Some properties of ultrafine ferromagnetic particles

In an attempt to produce hard magnetic material, ultrafine particles of iron-cobalt alloys and nickel have been produced by an evaporation-condensation technique. To investigate the magnetic properties of these particles, a Faraday Balance Magnetometer was constructed, A Pulsed Field Magnetometer was also employed, These were used to measure magnetization and coercively, and to produce hysteresis loops for random assemblies of particles. The d.c. static and demagnetization remanences have also been measured X-ray diffraction techniques were used to find the structure and lattice parameters of the particles. The morphology was studied with the aid of an electron microscope. The observed values of magnetization can be explained in terms of a core of ferromagnetic material surrounded by a surface oxide layer.

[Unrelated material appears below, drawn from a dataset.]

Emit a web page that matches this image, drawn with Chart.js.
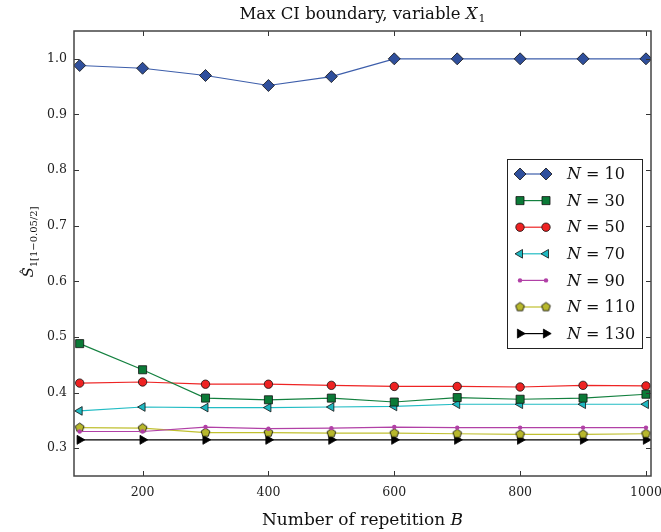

For cobalt this layer is antiferromagnetic and for iron it is ferrimagnetic. The results of the electron microscopy show that the particles are almost perfectly spherical and their sizes lie within a normal distribution curve. The peak in the distribution falls at approximately 400Å. The' particles show a strong tendancy to chain together. This is believed to be due to magnetic attraction. All the samples show a low remanence to saturation ratio, typically 0.20, and a difficulty to saturate. The resulting hysteresis loops can be explained in terms of fanning, coherent rotation and multi domain mechanisms. It is believed that some of the particles are genuinely single domain, and that their magnetization reverses coherently. In addition there are particles large enough to contain more than one domain. The remaining reversal mechanism which is fanning, was proposed by Jacobs and Bean for a chain of spheres, The above model would appear to be further supported by the results of electron microscopy.